WHAT YOU WILL DO
Copy out exactly the lines from the one holding "Write a Python" through the one holding "y in years)", ends included; omit images.

RECORDED DATA
::::::::

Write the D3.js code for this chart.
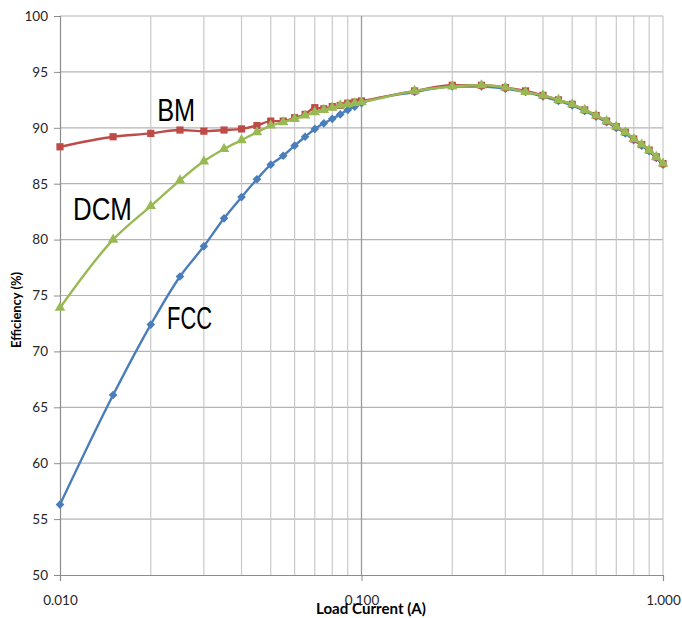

::::::::

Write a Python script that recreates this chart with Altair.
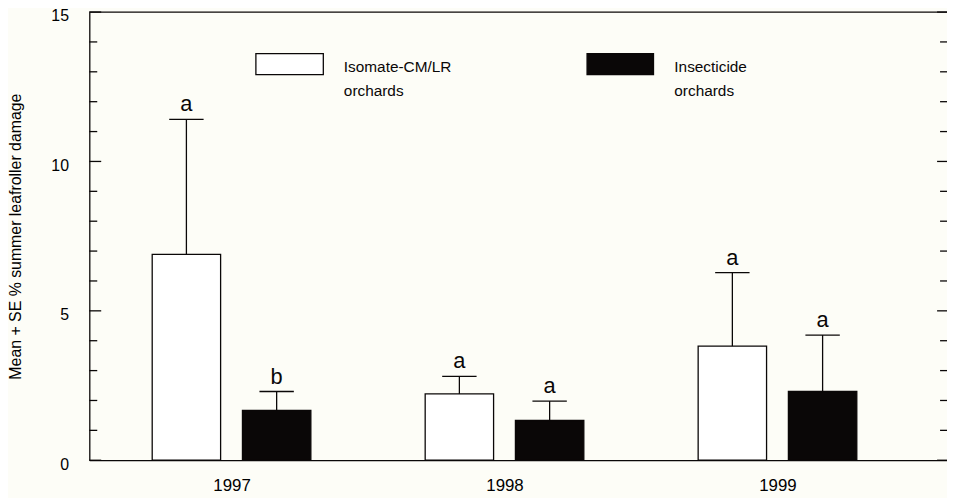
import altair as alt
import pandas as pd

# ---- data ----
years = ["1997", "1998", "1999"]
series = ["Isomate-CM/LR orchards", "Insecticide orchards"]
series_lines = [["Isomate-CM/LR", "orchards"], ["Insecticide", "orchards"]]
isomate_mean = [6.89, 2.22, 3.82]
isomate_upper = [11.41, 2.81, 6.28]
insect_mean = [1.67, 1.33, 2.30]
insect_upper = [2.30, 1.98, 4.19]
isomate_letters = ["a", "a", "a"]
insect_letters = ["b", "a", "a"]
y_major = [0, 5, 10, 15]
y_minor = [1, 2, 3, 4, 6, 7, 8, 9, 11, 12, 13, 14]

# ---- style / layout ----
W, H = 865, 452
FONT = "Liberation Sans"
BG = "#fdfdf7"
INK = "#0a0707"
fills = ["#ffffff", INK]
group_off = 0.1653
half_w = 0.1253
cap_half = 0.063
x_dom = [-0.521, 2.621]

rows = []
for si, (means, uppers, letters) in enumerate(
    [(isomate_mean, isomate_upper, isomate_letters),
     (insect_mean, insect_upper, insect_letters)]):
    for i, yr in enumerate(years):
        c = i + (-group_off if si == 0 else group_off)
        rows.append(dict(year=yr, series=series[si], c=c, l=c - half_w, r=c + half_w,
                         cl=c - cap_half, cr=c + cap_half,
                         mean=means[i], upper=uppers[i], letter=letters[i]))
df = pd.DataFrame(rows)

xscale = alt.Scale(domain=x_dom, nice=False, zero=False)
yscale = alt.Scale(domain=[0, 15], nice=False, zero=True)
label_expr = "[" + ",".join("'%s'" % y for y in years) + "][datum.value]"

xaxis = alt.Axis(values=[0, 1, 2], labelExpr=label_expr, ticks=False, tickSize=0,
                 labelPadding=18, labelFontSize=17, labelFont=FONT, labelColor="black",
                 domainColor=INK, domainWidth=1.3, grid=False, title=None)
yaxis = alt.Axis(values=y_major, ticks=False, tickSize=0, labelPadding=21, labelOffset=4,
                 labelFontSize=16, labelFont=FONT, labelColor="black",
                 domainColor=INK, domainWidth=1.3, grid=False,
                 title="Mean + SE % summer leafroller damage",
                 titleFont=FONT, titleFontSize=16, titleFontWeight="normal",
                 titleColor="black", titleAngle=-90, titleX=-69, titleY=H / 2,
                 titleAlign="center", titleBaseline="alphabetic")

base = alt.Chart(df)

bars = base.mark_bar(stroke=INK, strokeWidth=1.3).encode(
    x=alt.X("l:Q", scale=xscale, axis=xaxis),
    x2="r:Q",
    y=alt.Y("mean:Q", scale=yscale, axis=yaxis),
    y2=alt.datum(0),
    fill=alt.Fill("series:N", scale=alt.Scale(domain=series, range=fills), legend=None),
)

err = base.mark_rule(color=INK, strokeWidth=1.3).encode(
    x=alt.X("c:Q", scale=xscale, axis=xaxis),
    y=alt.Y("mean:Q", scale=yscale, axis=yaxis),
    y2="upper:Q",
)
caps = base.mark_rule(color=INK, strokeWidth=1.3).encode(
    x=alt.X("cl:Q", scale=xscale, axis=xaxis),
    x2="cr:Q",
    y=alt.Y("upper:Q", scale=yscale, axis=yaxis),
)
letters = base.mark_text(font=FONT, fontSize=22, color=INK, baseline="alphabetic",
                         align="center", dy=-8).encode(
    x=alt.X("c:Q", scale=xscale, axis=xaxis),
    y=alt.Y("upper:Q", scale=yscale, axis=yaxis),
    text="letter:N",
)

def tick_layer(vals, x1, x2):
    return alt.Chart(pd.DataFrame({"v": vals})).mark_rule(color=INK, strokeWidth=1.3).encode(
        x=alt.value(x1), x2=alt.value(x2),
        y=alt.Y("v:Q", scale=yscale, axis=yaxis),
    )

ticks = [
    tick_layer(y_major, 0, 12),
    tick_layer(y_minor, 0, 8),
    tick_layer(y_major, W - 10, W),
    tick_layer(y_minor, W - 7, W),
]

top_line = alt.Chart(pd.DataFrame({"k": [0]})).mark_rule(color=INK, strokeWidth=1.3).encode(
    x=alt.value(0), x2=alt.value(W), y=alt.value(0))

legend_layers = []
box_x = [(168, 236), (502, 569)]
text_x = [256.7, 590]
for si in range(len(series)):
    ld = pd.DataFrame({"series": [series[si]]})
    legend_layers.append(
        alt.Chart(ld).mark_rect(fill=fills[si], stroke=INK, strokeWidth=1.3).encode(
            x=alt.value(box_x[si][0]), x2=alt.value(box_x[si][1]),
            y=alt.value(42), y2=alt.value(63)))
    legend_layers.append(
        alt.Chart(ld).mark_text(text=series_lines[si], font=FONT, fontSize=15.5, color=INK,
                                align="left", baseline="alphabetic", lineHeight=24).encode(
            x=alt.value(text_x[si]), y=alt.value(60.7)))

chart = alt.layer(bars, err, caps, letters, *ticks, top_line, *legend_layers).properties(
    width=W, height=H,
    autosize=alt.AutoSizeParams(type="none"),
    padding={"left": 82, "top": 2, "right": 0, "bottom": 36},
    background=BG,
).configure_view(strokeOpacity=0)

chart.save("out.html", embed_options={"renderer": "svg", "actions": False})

::::::::

RESPONSE TO THE TASK
Write a Python script that recreates this chart with Altair.
import altair as alt
import pandas as pd

# ---- data ----
years = ["1997", "1998", "1999"]
series = ["Isomate-CM/LR orchards", "Insecticide orchards"]
series_lines = [["Isomate-CM/LR", "orchards"], ["Insecticide", "orchards"]]
isomate_mean = [6.89, 2.22, 3.82]
isomate_upper = [11.41, 2.81, 6.28]
insect_mean = [1.67, 1.33, 2.30]
insect_upper = [2.30, 1.98, 4.19]
isomate_letters = ["a", "a", "a"]
insect_letters = ["b", "a", "a"]
y_major = [0, 5, 10, 15]
y_minor = [1, 2, 3, 4, 6, 7, 8, 9, 11, 12, 13, 14]

# ---- style / layout ----
W, H = 865, 452
FONT = "Liberation Sans"
BG = "#fdfdf7"
INK = "#0a0707"
fills = ["#ffffff", INK]
group_off = 0.1653
half_w = 0.1253
cap_half = 0.063
x_dom = [-0.521, 2.621]

rows = []
for si, (means, uppers, letters) in enumerate(
    [(isomate_mean, isomate_upper, isomate_letters),
     (insect_mean, insect_upper, insect_letters)]):
    for i, yr in enumerate(years):
        c = i + (-group_off if si == 0 else group_off)
        rows.append(dict(year=yr, series=series[si], c=c, l=c - half_w, r=c + half_w,
                         cl=c - cap_half, cr=c + cap_half,
                         mean=means[i], upper=uppers[i], letter=letters[i]))
df = pd.DataFrame(rows)

xscale = alt.Scale(domain=x_dom, nice=False, zero=False)
yscale = alt.Scale(domain=[0, 15], nice=False, zero=True)
label_expr = "[" + ",".join("'%s'" % y for y in years) + "][datum.value]"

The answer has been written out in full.